The striking, 12-story Elmer Holmes Bobst Library, designed by Philip Johnson and Richard Foster, is the flagship of a nine-library, 4.5 million-volume system that provides students and faculty members with access to the world’s scholarship and serves as a center for the University community’s intellectual life. Within Bobst, the Fales Library, comprising nearly 200,000 volumes, houses both the Fales Collection of rare books and manuscripts in English and American literature and the general special collections from the NYU Libraries. A particular strength of Fales is its Downtown Collection, documenting the downtown New York performance, art, and literary scene from 1975 to the present. Beyond Bobst, the Stephen Chan Library of Fine Arts at the Institute of Fine Arts houses rich collections that support the research and curricular needs of the Institute’s graduate program in art history and archaeology.
About the New Museum of Contemporary Art
The New Museum of Contemporary Art, founded in 1977, is the only museum in New York City dedicated exclusively to contemporary art and shows the best art from around the world. Over the last five years, the Museum has exhibited artists from Argentina, Brazil, Bulgaria, Cameroon, China, Chile, Colombia, Cuba, Germany, Poland, Spain, South Africa, Turkey, and the United Kingdom, among others.

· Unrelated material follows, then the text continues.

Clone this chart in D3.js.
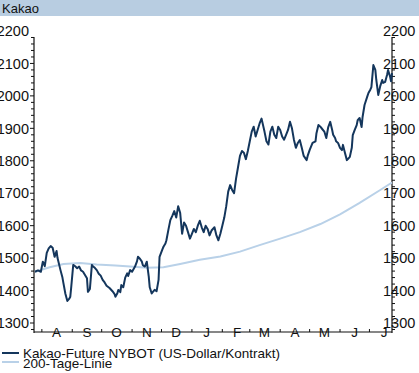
<!DOCTYPE html>
<html><head><meta charset="utf-8">
<script src="https://cdn.jsdelivr.net/npm/d3@7/dist/d3.min.js"></script>
<style>
html,body{margin:0;padding:0;background:#fff;}
svg{display:block;font-family:"Liberation Sans",Arial,sans-serif;}
</style></head>
<body>
<svg id="c" width="419" height="373"></svg>
<script>
// ---- data ----
const title = "Kakao";
const startDate = new Date(2006, 6, 24);
const endDate = new Date(2007, 6, 24);
const monthLabels = ["A","S","O","N","D","J","F","M","A","M","J","J"];
const yTicks = [1300,1400,1500,1600,1700,1800,1900,2000,2100,2200];
const seriesNames = ["Kakao-Future NYBOT (US-Dollar/Kontrakt)", "200-Tage-Linie"];

// days since start / price
const futDays = [1,4,7,9,11,13,15,17,19,21,23,24,27,29,30,32,34,36,37,38,40,42,44,46,48,50,52,54,55,57,59,60,62,64,66,68,70,72,74,77,80,82,83,85,86,88,89,91,93,95,96,98,100,103,105,106,108,110,111,113,115,117,118,120,121,123,125,127,128,131,132,134,135,137,139,141,143,145,147,149,151,153,155,157,159,161,163,165,167,169,171,173,175,177,179,181,184,186,188,190,192,194,196,198,200,202,204,206,208,210,212,214,216,218,220,222,224,226,228,230,232,235,237,239,241,243,245,247,249,251,253,255,257,259,261,263,265,267,269,271,273,275,278,279,281,284,287,288,290,292,293,296,298,300,302,304,305,307,308,310,312,314,315,317,319,320,322,324,325,327,329,330,332,334,335,337,340,341,343,344,346,348,349,351,353,355,356,358,360,361,363,364,365];
const futVals = [1458,1462,1458,1489,1475,1516,1530,1537,1532,1504,1522,1500,1463,1440,1423,1390,1368,1375,1381,1412,1479,1475,1469,1474,1462,1458,1448,1438,1396,1405,1479,1475,1470,1463,1452,1446,1433,1425,1415,1408,1398,1390,1381,1392,1402,1395,1417,1410,1440,1453,1445,1463,1458,1474,1490,1504,1498,1489,1478,1474,1489,1443,1410,1391,1395,1402,1398,1433,1504,1528,1535,1545,1555,1587,1617,1630,1645,1625,1660,1640,1575,1610,1600,1580,1560,1575,1590,1580,1600,1615,1595,1580,1600,1590,1570,1585,1595,1570,1555,1575,1600,1625,1660,1705,1725,1710,1700,1745,1780,1815,1830,1825,1805,1830,1860,1890,1905,1875,1895,1915,1930,1890,1860,1850,1890,1905,1880,1870,1905,1895,1875,1865,1880,1895,1920,1900,1865,1840,1855,1864,1840,1815,1802,1815,1833,1855,1860,1885,1910,1905,1901,1890,1870,1904,1920,1895,1880,1870,1860,1855,1840,1833,1849,1825,1802,1805,1812,1840,1879,1895,1910,1925,1932,1904,1935,1972,2000,2009,2020,2027,2095,2080,2049,2003,2030,2049,2040,2043,2065,2080,2060,2045,2070];

const maDays = [1,16,30,47,64,83,98,115,132,149,169,190,210,230,251,271,292,312,332,353,365];
const maVals = [1458,1472,1482,1485,1480,1477,1474,1470,1472,1482,1495,1505,1520,1540,1560,1580,1605,1635,1670,1710,1733];

// ---- drawing ----
const svg = d3.select("#c");
const colDark = "#14365c", colLight = "#b9d1e8";

svg.append("rect").attr("x",0).attr("y",0).attr("width",419).attr("height",16).attr("fill","#b8cde1");
svg.append("text").attr("x",2).attr("y",12.5).attr("font-size",13).attr("fill","#111").text(title);

const x = d3.scaleTime().domain([startDate, endDate]).range([34, 392]);
const y = d3.scaleLinear().domain([1300, 2200]).range([323, 31]);
const yTop = 37, yBot = 332;

const g = svg.append("g");
// axes lines
g.append("line").attr("x1",34).attr("x2",34).attr("y1",yTop).attr("y2",yBot+1).attr("stroke","#111").attr("stroke-width",1.2);
g.append("line").attr("x1",392).attr("x2",392).attr("y1",yTop).attr("y2",yBot+1).attr("stroke","#111").attr("stroke-width",1.2);
g.append("line").attr("x1",34).attr("x2",392).attr("y1",yBot).attr("y2",yBot).attr("stroke","#111").attr("stroke-width",1.2);

// y minor/major ticks
const minor = d3.range(1280, 2181, 20).filter(v => y(v) >= yTop && y(v) <= yBot);
minor.forEach(v => {
  const major = v % 100 === 0;
  const len = major ? 4 : 3;
  g.append("line").attr("x1",34-len).attr("x2",34).attr("y1",y(v)).attr("y2",y(v)).attr("stroke","#111");
  g.append("line").attr("x1",392).attr("x2",392+len).attr("y1",y(v)).attr("y2",y(v)).attr("stroke","#111");
});
yTicks.forEach(v => {
  g.append("text").attr("x",29).attr("y",y(v)).attr("dy","0.36em").attr("text-anchor","end")
    .attr("font-size",14.5).attr("fill","#111").text(String(v));
  g.append("text").attr("x",383).attr("y",y(v)).attr("dy","0.36em").attr("text-anchor","start")
    .attr("font-size",14.5).attr("fill","#111").text(String(v));
});

// x month ticks & labels
const months = d3.timeMonth.range(new Date(2006,7,1), new Date(2007,7,1));
months.forEach((m,i) => {
  g.append("line").attr("x1",x(m)).attr("x2",x(m)).attr("y1",yBot-3).attr("y2",yBot).attr("stroke","#111");
  const mid = new Date(m.getFullYear(), m.getMonth(), 16);
  g.append("text").attr("x",x(mid)).attr("y",yBot).attr("dy","0.36em").attr("text-anchor","middle")
    .attr("font-size",13.5).attr("fill","#111").text(monthLabels[i]);
});

const day = d => d3.timeDay.offset(startDate, d);
const line = d3.line().x(d => x(day(d[0]))).y(d => y(d[1]));

g.append("path").attr("d", line(maDays.map((d,i)=>[d, maVals[i]])))
  .attr("fill","none").attr("stroke",colLight).attr("stroke-width",2);
g.append("path").attr("d", line(futDays.map((d,i)=>[d, futVals[i]])))
  .attr("fill","none").attr("stroke",colDark).attr("stroke-width",2).attr("stroke-linejoin","round");

// legend
const lg = svg.append("g");
[[colDark, 353, seriesNames[0], 358], [colLight, 362, seriesNames[1], 367.5]].forEach(([c, ly, t, ty]) => {
  lg.append("line").attr("x1",2).attr("x2",19).attr("y1",ly).attr("y2",ly).attr("stroke",c).attr("stroke-width",2);
  lg.append("text").attr("x",23).attr("y",ty).attr("font-size",13.5).attr("fill","#111").text(t);
});
</script>
</body></html>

The Museum has also mounted ambitious surveys of important under-recognized artists such as Ana Mendieta, Willia Kentridge, David Wojnarowicz, and Paul McCarthy.
In 2005, the New Museum will begin construction on a new home at 235 Bowery at Prince Street. The 60,000 square-foot facility, designed by the Tokyo-based firm Sejima + Nisizawa / SANAA will greatly expand the Museum’s exhibitions and programs, and will be the first art museum constructed in Downtown New York’s modern history.